No recuerdo la primera vez que subí a un tren. Por pura lógica familiar, imagino que rondaría el año 1995, quizá un poco antes, y casi seguramente en verano. Supongo que sería un Talgo y que nos bajaríamos en Ourense después de casi tres horas de trayecto en las que me daría tiempo a ser pesadísima con lo rápido que íbamos, embobarme mirando por la ventana, jugar con alguna muñeca e incordiar a medio vagón hasta, finalmente, dormirme. Entonces, nos habría parecido ciencia ficción pensar que hoy mi tía haría ese mismo trayecto en poco más de una hora –¡lo mismo que tardábamos a Salamanca en coche!–.
Muchas cosas que entonces me parecerían increíbles ahora son cotidianas. Al acabar la universidad, veía tan probable encontrar una oportunidad laboral en Zamora como despertarme millonaria. Ya no sé siquiera en qué categoría de fliparse estaría imaginar que hoy viviría en Zamora, trabajaría en Madrid y que mi tupper llegaría aún caliente, o casi, a la oficina. Y, sin embargo, lo hago y lo hace mucha más gente como yo todas las semanas.
Eso solo es posible gracias al tren –y a pesar de Renfe, pero eso es otro tema–. Como dice el anuncio, no es magia: son nuestros impuestos. Se preveía la inversión de 5.408 millones de euros en ferrocarril para este año, algo más que en 2022, en línea con los últimos años, en los que se ha priorizado frente a las carreteras. Una decisión lógica que se está tomando en toda Europa –y de forma más contundente que aquí, dicho sea de paso– porque es la mejor forma de reducir las emisiones asociadas al transporte. Porque sí, aunque parezca mentira tener que recordarlo, el cambio climático existe y la movilidad humana en todas sus vertientes contribuye, y mucho, a empeorarlo.

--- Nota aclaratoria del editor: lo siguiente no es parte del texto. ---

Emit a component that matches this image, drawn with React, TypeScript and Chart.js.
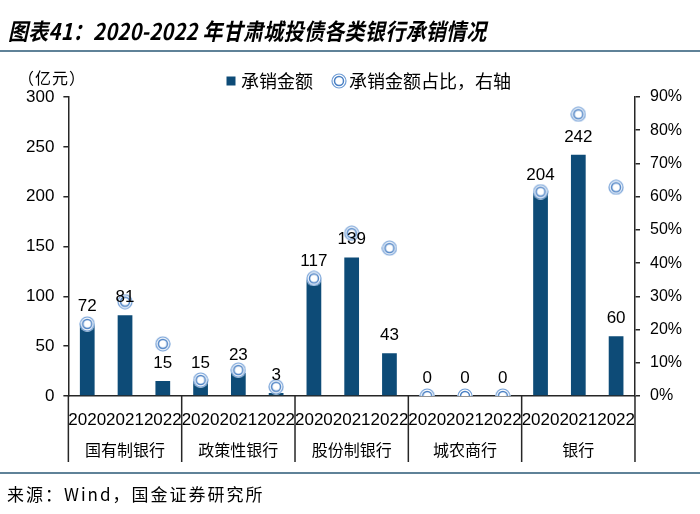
import React, { useEffect, useRef } from 'react';
import { Chart, registerables } from 'chart.js';
Chart.register(...registerables);

const years = ['2020', '2021', '2022', '2020', '2021', '2022', '2020', '2021', '2022', '2020', '2021', '2022', '2020', '2021', '2022'];
const groups = ['国有制银行', '政策性银行', '股份制银行', '城农商行', '银行'];
const amounts = [72, 81, 15, 15, 23, 3, 117, 139, 43, 0, 0, 0, 204, 242, 60];
const shares = [21.7, 28.4, 15.7, 4.8, 7.8, 2.8, 35.4, 49.0, 44.5, 0, 0, 0, 61.5, 84.8, 62.8];
const leftMax = 300;
const leftStep = 50;
const rightMax = 90;
const rightStep = 10;

const BAR = '#0d4b77';
const RING = '#4a80c4';
const AXIS = '#262626';
const SANS = '"Liberation Sans", Arial, sans-serif';
const CJK = '"Noto Sans CJK SC", sans-serif';

function makeRing(): HTMLCanvasElement {
  const c = document.createElement('canvas');
  c.width = 16;
  c.height = 16;
  const g = c.getContext('2d')!;
  g.fillStyle = '#ffffff';
  g.beginPath();
  g.arc(8, 8, 7.7, 0, Math.PI * 2);
  g.fill();
  g.strokeStyle = '#6f9dd6';
  g.lineWidth = 1.2;
  g.beginPath();
  g.arc(8, 8, 7.0, 0, Math.PI * 2);
  g.stroke();
  g.strokeStyle = RING;
  g.lineWidth = 1.5;
  g.beginPath();
  g.arc(8, 8, 4.5, 0, Math.PI * 2);
  g.stroke();
  return c;
}

const separatorPlugin = {
  id: 'groupSeparators',
  afterDraw(chart: any) {
    const x = chart.scales.x;
    const x2 = chart.scales.x2;
    const ctx = chart.ctx;
    const n = years.length;
    const per = n / groups.length;
    ctx.save();
    ctx.strokeStyle = AXIS;
    ctx.lineWidth = 1.5;
    for (let g = 0; g <= groups.length; g++) {
      const i = g * per;
      let px: number;
      if (i === 0) px = x.left;
      else if (i >= n) px = x.right;
      else px = (x.getPixelForValue(i - 1) + x.getPixelForValue(i)) / 2;
      ctx.beginPath();
      ctx.moveTo(px, x.top);
      ctx.lineTo(px, x2.bottom);
      ctx.stroke();
    }
    ctx.restore();
  },
};

const legendShiftPlugin = {
  id: 'legendShift',
  afterLayout(chart: any) {
    if (chart.legend) {
      chart.legend.left += 16;
      chart.legend.right += 16;
      chart.legend.top += 3;
      chart.legend.bottom += 3;
    }
  },
};

const valueLabelPlugin = {
  id: 'valueLabels',
  afterDatasetsDraw(chart: any) {
    const meta = chart.getDatasetMeta(0);
    const ctx = chart.ctx;
    ctx.save();
    ctx.font = `17px ${SANS}`;
    ctx.fillStyle = '#000';
    ctx.textAlign = 'center';
    ctx.textBaseline = 'alphabetic';
    meta.data.forEach((bar: any, i: number) => {
      ctx.fillText(String(amounts[i]), bar.x, bar.y - 13);
    });
    ctx.restore();
  },
};

export default function App() {
  const ref = useRef<HTMLCanvasElement>(null);
  useEffect(() => {
    if (!ref.current) return;
    const ring = makeRing();
    const chart = new Chart(ref.current, {
      type: 'bar',
      data: {
        labels: years,
        datasets: [
          {
            type: 'bar',
            label: '承销金额',
            data: amounts,
            backgroundColor: BAR,
            borderWidth: 0,
            barPercentage: 0.39,
            categoryPercentage: 1,
            yAxisID: 'y',
            xAxisID: 'x',
            order: 1,
            pointStyle: 'rect',
          } as any,
          {
            type: 'line',
            label: '承销金额占比，右轴',
            data: shares,
            showLine: false,
            pointStyle: ring,
            pointRadius: 8,
            borderColor: RING,
            backgroundColor: '#fff',
            yAxisID: 'y1',
            xAxisID: 'x',
            order: 0,
          } as any,
        ],
      },
      options: {
        animation: false,
        responsive: false,
        maintainAspectRatio: false,
        layout: { padding: { top: 44, left: 17, right: 8, bottom: 52 } },
        plugins: {
          tooltip: { enabled: false },
          legend: {
            display: true,
            position: 'top',
            labels: {
              usePointStyle: true,
              boxWidth: 2,
              boxHeight: 9,
              padding: 25,
              color: '#000',
              font: { family: CJK, size: 18 },
              sort: (a: any, b: any) => a.datasetIndex - b.datasetIndex,
            },
          },
        },
        scales: {
          x: {
            type: 'category',
            position: 'bottom',
            weight: 0,
            offset: true,
            grid: { display: false, drawTicks: false, tickLength: 0 },
            border: { display: true, color: AXIS, width: 1.5 },
            ticks: { color: '#000', font: { family: SANS, size: 17 }, padding: 14, maxRotation: 0, autoSkip: false },
            afterFit: (s: any) => {
              s.height = 40;
            },
          },
          x2: {
            type: 'category',
            position: 'bottom',
            weight: 1,
            labels: groups,
            offset: true,
            grid: { display: false, drawTicks: false, tickLength: 0 },
            border: { display: false },
            ticks: { color: '#000', font: { family: CJK, size: 16 }, padding: 4, maxRotation: 0, autoSkip: false },
            afterFit: (s: any) => {
              s.height = 26;
            },
          },
          y: {
            type: 'linear',
            position: 'left',
            min: 0,
            max: leftMax,
            grid: { display: true, drawOnChartArea: false, drawTicks: true, tickLength: 5, color: AXIS, lineWidth: 1.5 },
            border: { display: true, color: AXIS, width: 1.5 },
            ticks: { stepSize: leftStep, color: '#000', font: { family: SANS, size: 17 }, padding: 9 },
          },
          y1: {
            type: 'linear',
            position: 'right',
            min: 0,
            max: rightMax,
            grid: { display: true, drawOnChartArea: false, drawTicks: true, tickLength: 5, color: AXIS, lineWidth: 1.5 },
            border: { display: true, color: AXIS, width: 1.5 },
            ticks: {
              stepSize: rightStep,
              color: '#000',
              font: { family: SANS, size: 16 },
              padding: 10,
              callback: (v: any) => `${v}%`,
            },
          },
        },
      } as any,
      plugins: [separatorPlugin, valueLabelPlugin, legendShiftPlugin],
    });
    return () => chart.destroy();
  }, []);

  return (
    <div style={{ position: 'absolute', left: 0, top: 0, width: 700, height: 514, background: '#fff', overflow: 'hidden' }}>
      <canvas ref={ref} width={700} height={514} style={{ position: 'absolute', left: 0, top: 0, width: 700, height: 514 }} />
      <div
        style={{
          position: 'absolute',
          left: 8,
          top: 17,
          fontFamily: CJK,
          fontSize: 20,
          fontWeight: 700,
          fontStyle: 'italic',
          lineHeight: '24px',
          letterSpacing: '0.3px',
          color: '#000',
          whiteSpace: 'nowrap',
          transform: 'scaleY(1.15)',
          transformOrigin: 'left top',
        }}
      >
        图表41：2020-2022 年甘肃城投债各类银行承销情况
      </div>
      <div style={{ position: 'absolute', left: 0, top: 50, width: 700, height: 2, background: '#5f8298' }} />
      <div
        style={{
          position: 'absolute',
          left: 18,
          top: 67,
          fontFamily: CJK,
          fontSize: 16,
          lineHeight: '20px',
          letterSpacing: '1px',
          color: '#000',
          whiteSpace: 'nowrap',
        }}
      >
        （亿元）
      </div>
      <div style={{ position: 'absolute', left: 0, top: 472, width: 700, height: 2, background: '#5f8298' }} />
      <div
        style={{
          position: 'absolute',
          left: 7,
          top: 484,
          fontFamily: CJK,
          fontSize: 17,
          lineHeight: '20px',
          letterSpacing: '2px',
          color: '#000',
          whiteSpace: 'nowrap',
        }}
      >
        来源：Wind，国金证券研究所
      </div>
    </div>
  );
}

Pero, en materia ferroviaria, la ciencia ficción es una vía de ida y vuelta: tan increíble resulta viajar de Zamora a Madrid en una hora como que para ir de Zamora a Badajoz haya que tomar un autobús hasta Mérida (cinco horas y diez minutos) y entonces coger un tren regional a bordo del que, una hora después, llegas a tu destino. Sin contar esperas, más de seis horas para una distancia de poco más de 350 kilómetros, que se harían en apenas tres y media en coche.
Es una situación absurda e incomprensible. Porque ya existía una línea de tren que vertebraba toda la Ruta de la Plata y que unía Gijón con Sevilla. Había infraestructuras que se desmantelaron por privilegiar la alta velocidad (deseable) frente a la vertebración territorial (imprescindible), por hacer que toda España mirase a Madrid como inicio y destino de todos los trayectos. O vas allí o para qué vas a ir a ninguna parte. Pero quienes habitamos en las ningunas partes de España necesitamos un transporte público que nos una, rápido o no, a otros lugares como el nuestro: no necesitamos estar en Badajoz en una hora, sino poder llegar en tres.
Correlación no implica causalidad, pero desde que la línea se cerrase en 1985, la despoblación se ha cebado con los territorios atravesados por ella. Si el tren vuelve, que está por ver, lo hará tarde. Volverá a una Zamora que es otra, a un mundo diferente. Más cálido, desigual e injusto con el oeste de España. Su reapertura es justicia social y también ambiental. En enero, la UE incluyó la línea en la red de corredores ferroviarios europeos y, a finales de septiembre el Ministerio de Transportes sacó a concurso un estudio de viabilidad para recuperar la conexión entre León, Zamora, Salamanca y Cáceres. Desde la Plataforma de la España Vaciada pronostican que, como pronto y ya si eso, habrá que esperar hasta 2050.
Nunca he visto pasar un tren por las vías que hoy contemplo desde mi ventana porque están abandonadas desde mucho antes de que yo naciera. Ojalá algún día pueda recordar la primera vez que vi circulando uno por ellas con la misma ilusión que cada semana miro el paisaje avanzando a toda velocidad tras la ventanilla, que supongo será la misma que viví aquel primer trayecto. Aunque llegue con retraso, quizá sea nuestro último tren y después no venga otro. Nadie nos esperará en el andén si lo perdemos.